I'm using Tag and Hazel and I'd like to recursively go through files on our server, obtain their file paths and filenames and parse the whole thing into tags to apply to the file. Is there a shell script that can do this? I can use Leap by Ironic Software to remove the trash tags system wide, but this gives me a real start into an automatic tagging system for all my files.
Basically I'm going to take a filename like
/Volumes/media/Clientele/Stock/Purchased Sets/Vintage
Bundle/vintage-bundle-7/offset/30_CIRCULAR_VECTOR_TEXTURES/C03.eps
Truncate the /Volumes/media/Clientele/Stock/
off the top, and the file extension .eps
from the end, then cut
the rest into separate tags:
- Purchased Sets
- Vintage Bundle
- vintage
- bundle
- 7
- offset
- 30
- CIRCULAR
- VECTOR
- TEXTURES
- C03
…remove leading and trailing spaces, change to lowercase, then reapply those tags back to the file with tag
.
Additionally, removing tags from the system that are just numbers would be helpful also.
Update: I need to do this specifically:
Hazel handles the recursion so for every file it finds:
- Store the
$working_folder
and the$filepath
cut
the$working_folder
from the$filepath
cut
the$result
at the_-. <space> ,
characters and store into a list or array- loop through the list or array and
sed 's/^[ \t]*//;s/[ \t]*$//'
to remove leading and trailing whitespace (from http://sed.sourceforge.net/sed1line.txt) - convert the array to a comma separated string to feed into
tag -s $comma_separated_tags $filepath
I just don't know how to put that into a bash script format.
Best Answer
run 'find' from a root directory searching for plain files (-type f?) and -exec a bash script on each file (or perhaps automator).

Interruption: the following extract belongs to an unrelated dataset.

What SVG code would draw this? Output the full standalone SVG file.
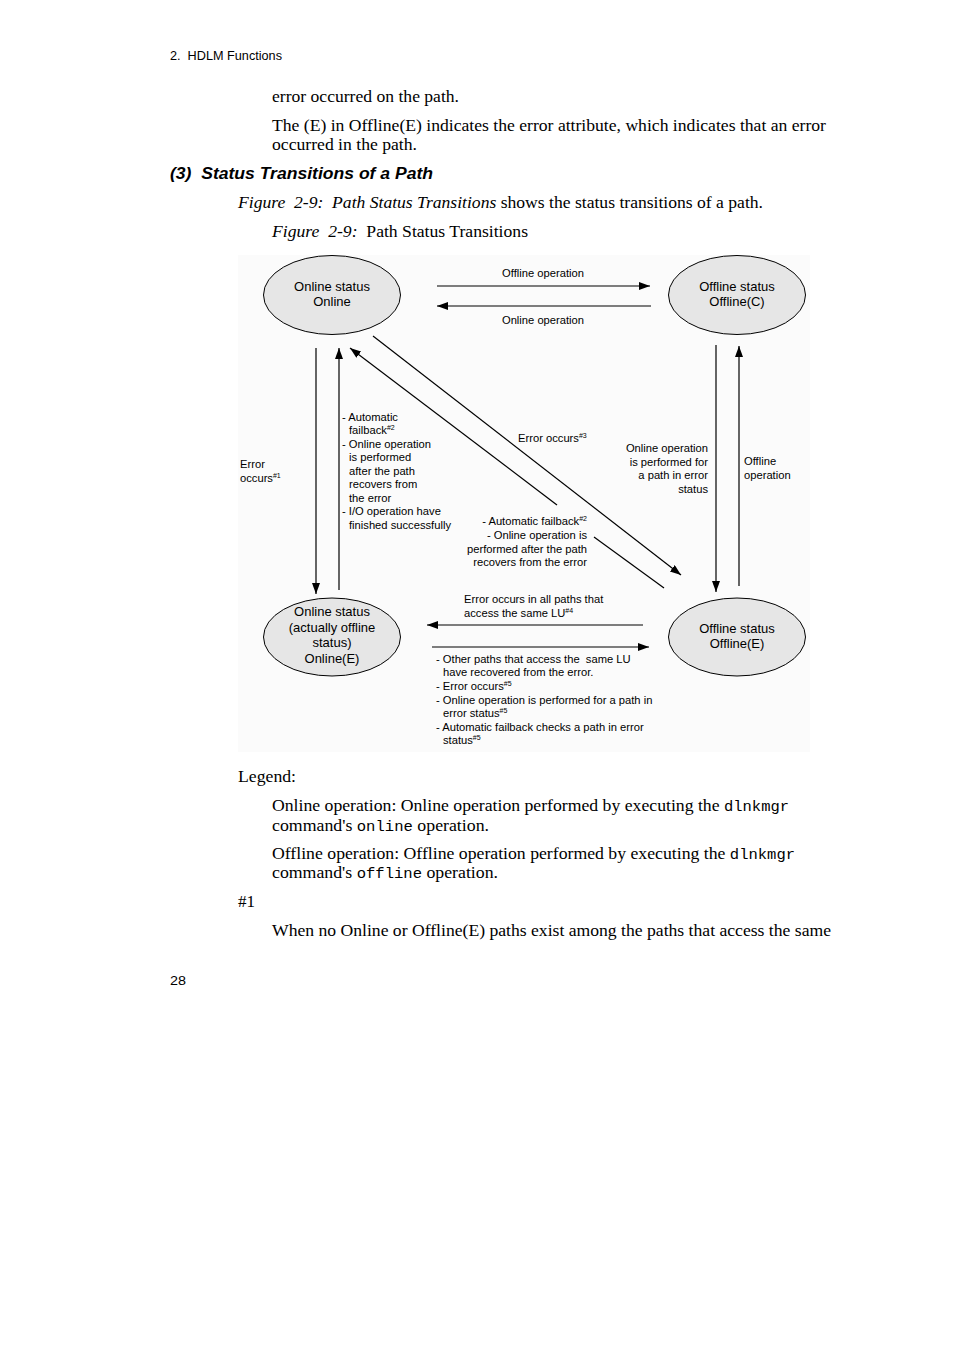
<svg xmlns="http://www.w3.org/2000/svg" width="954" height="1351" viewBox="0 0 954 1351">
<defs>
<style>
.body{font-family:"Liberation Serif","Times New Roman",serif;font-size:16px;fill:#000}
.mono{font-family:"Liberation Mono","Courier New",monospace;font-size:14px}
.hdr{font-family:"Liberation Sans",Arial,sans-serif;font-size:12px;fill:#000}
.h3{font-family:"Liberation Sans",Arial,sans-serif;font-size:16px;font-weight:bold;font-style:italic;fill:#000}
.lbl{font-family:"Liberation Sans",Arial,sans-serif;font-size:11.2px;fill:#000}
.node{font-family:"Liberation Sans",Arial,sans-serif;font-size:13px;fill:#000;text-anchor:middle}
.sup{font-size:7px}
.st{fill:#e6e6e6;stroke:#000;stroke-width:1}
.ln{stroke:#000;stroke-width:1.2;fill:none}
.ar{stroke:#000;stroke-width:1.2;fill:none;marker-end:url(#ah)}
.mid{text-anchor:middle}
.end{text-anchor:end}
</style>
<marker id="ah" markerUnits="userSpaceOnUse" markerWidth="12" markerHeight="10" refX="11" refY="4" orient="auto">
<path d="M0,0 L11,4 L0,8 Z" fill="#000"/>
</marker>
</defs>
<rect width="954" height="1351" fill="#fff"/>
<!-- page text -->
<text class="hdr" x="170" y="60" xml:space="preserve" textLength="112" lengthAdjust="spacingAndGlyphs">2.  HDLM Functions</text>
<text class="body" x="272" y="102" textLength="187" lengthAdjust="spacingAndGlyphs">error occurred on the path.</text>
<text class="body" x="272" y="131" textLength="554" lengthAdjust="spacingAndGlyphs">The (E) in Offline(E) indicates the error attribute, which indicates that an error</text>
<text class="body" x="272" y="150" textLength="145" lengthAdjust="spacingAndGlyphs">occurred in the path.</text>
<text class="h3" x="170" y="179" xml:space="preserve" textLength="263" lengthAdjust="spacingAndGlyphs">(3)  Status Transitions of a Path</text>
<text class="body" x="238" y="208" xml:space="preserve" textLength="525" lengthAdjust="spacingAndGlyphs"><tspan font-style="italic">Figure  2-9:  Path Status Transitions</tspan> shows the status transitions of a path.</text>
<text class="body" x="272" y="237" xml:space="preserve" textLength="256" lengthAdjust="spacingAndGlyphs"><tspan font-style="italic">Figure  2-9:</tspan>  Path Status Transitions</text>

<!-- diagram background -->
<rect x="238" y="255" width="572" height="497" fill="#fbfbfb"/>

<g id="connectors">
<line class="ar" x1="437" y1="286" x2="650" y2="286"/>
<line class="ar" x1="651" y1="306" x2="437" y2="306"/>
<line class="ar" x1="316" y1="348" x2="316" y2="594"/>
<line class="ar" x1="339" y1="590" x2="339" y2="348"/>
<line class="ar" x1="557" y1="505" x2="350" y2="348"/>
<line class="ln" x1="594" y1="537" x2="664" y2="588"/>
<line class="ar" x1="373" y1="336" x2="681" y2="575"/>
<line class="ar" x1="716" y1="345" x2="716" y2="592"/>
<line class="ar" x1="739" y1="586" x2="739" y2="346"/>
<line class="ar" x1="643" y1="625" x2="427" y2="625"/>
<line class="ar" x1="432" y1="647" x2="649" y2="647"/>
</g>

<g id="labels">
<text class="lbl mid" x="543" y="277">Offline operation</text>
<text class="lbl mid" x="543" y="324">Online operation</text>
<text class="lbl" x="240" y="468">Error</text>
<text class="lbl" x="240" y="482">occurs<tspan class="sup" dy="-4">#1</tspan></text>
<text class="lbl" x="342" y="421">- Automatic</text>
<text class="lbl" x="349" y="434">failback<tspan class="sup" dy="-4">#2</tspan></text>
<text class="lbl" x="342" y="448">- Online operation</text>
<text class="lbl" x="349" y="461">is performed</text>
<text class="lbl" x="349" y="475">after the path</text>
<text class="lbl" x="349" y="488">recovers from</text>
<text class="lbl" x="349" y="502">the error</text>
<text class="lbl" x="342" y="515">- I/O operation have</text>
<text class="lbl" x="349" y="529">finished successfully</text>
<text class="lbl" x="518" y="442">Error occurs<tspan class="sup" dy="-4">#3</tspan></text>
<text class="lbl end" x="708" y="452">Online operation</text>
<text class="lbl end" x="708" y="466">is performed for</text>
<text class="lbl end" x="708" y="479">a path in error</text>
<text class="lbl end" x="708" y="493">status</text>
<text class="lbl" x="744" y="465">Offline</text>
<text class="lbl" x="744" y="479">operation</text>
<text class="lbl end" x="587" y="525">- Automatic failback<tspan class="sup" dy="-4">#2</tspan></text>
<text class="lbl end" x="587" y="539">- Online operation is</text>
<text class="lbl end" x="587" y="553">performed after the path</text>
<text class="lbl end" x="587" y="566">recovers from the error</text>
<text class="lbl" x="464" y="603">Error occurs in all paths that</text>
<text class="lbl" x="464" y="617">access the same LU<tspan class="sup" dy="-4">#4</tspan></text>
<text class="lbl" x="436" y="663" xml:space="preserve">- Other paths that access the  same LU</text>
<text class="lbl" x="443" y="676">have recovered from the error.</text>
<text class="lbl" x="436" y="690">- Error occurs<tspan class="sup" dy="-4">#5</tspan></text>
<text class="lbl" x="436" y="704">- Online operation is performed for a path in</text>
<text class="lbl" x="443" y="717">error status<tspan class="sup" dy="-4">#5</tspan></text>
<text class="lbl" x="436" y="731">- Automatic failback checks a path in error</text>
<text class="lbl" x="443" y="744">status<tspan class="sup" dy="-4">#5</tspan></text>
</g>

<g id="node-online">
<ellipse class="st" cx="332" cy="295" rx="68.5" ry="39.5"/>
<text class="node" x="332" y="291">Online status</text>
<text class="node" x="332" y="306">Online</text>
</g>
<g id="node-offline-c">
<ellipse class="st" cx="737" cy="295" rx="68.5" ry="39.5"/>
<text class="node" x="737" y="291">Offline status</text>
<text class="node" x="737" y="306">Offline(C)</text>
</g>
<g id="node-online-e">
<ellipse class="st" cx="332" cy="637" rx="68.5" ry="39"/>
<text class="node" x="332" y="616">Online status</text>
<text class="node" x="332" y="632">(actually offline</text>
<text class="node" x="332" y="647">status)</text>
<text class="node" x="332" y="663">Online(E)</text>
</g>
<g id="node-offline-e">
<ellipse class="st" cx="737" cy="637" rx="68.5" ry="39"/>
<text class="node" x="737" y="633">Offline status</text>
<text class="node" x="737" y="648">Offline(E)</text>
</g>

<!-- legend -->
<text class="body" x="238" y="782" textLength="58" lengthAdjust="spacingAndGlyphs">Legend:</text>
<text class="body" x="272" y="811" textLength="517" lengthAdjust="spacingAndGlyphs">Online operation: Online operation performed by executing the <tspan class="mono">dlnkmgr</tspan></text>
<text class="body" x="272" y="831" textLength="217" lengthAdjust="spacingAndGlyphs">command's <tspan class="mono">online</tspan> operation.</text>
<text class="body" x="272" y="859" textLength="523" lengthAdjust="spacingAndGlyphs">Offline operation: Offline operation performed by executing the <tspan class="mono">dlnkmgr</tspan></text>
<text class="body" x="272" y="878" textLength="226" lengthAdjust="spacingAndGlyphs">command's <tspan class="mono">offline</tspan> operation.</text>
<text class="body" x="238" y="907" textLength="17" lengthAdjust="spacingAndGlyphs">#1</text>
<text class="body" x="272" y="936" textLength="559" lengthAdjust="spacingAndGlyphs">When no Online or Offline(E) paths exist among the paths that access the same</text>
<text class="hdr" x="170" y="985" textLength="16" lengthAdjust="spacingAndGlyphs">28</text>
</svg>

Looks like you'll need a bit of 'basename' and 'sed'.
Append to an empty string for each input path, and treat that as a list for that file. I believe with 'tag' that you can pass a comma separated list, so you can append one (dealing with first having no comma) or post process using 'sed'. worst case loop over the list string and run 'tag' each time.
'tag' might be smart enough to append tags it doesn't already have what's passed, otherwise the top of the script might want to bail if the file already contains tags.
Not trivial to write, but if you're not familiar with bash, tag and sed it would be a good learning exercise.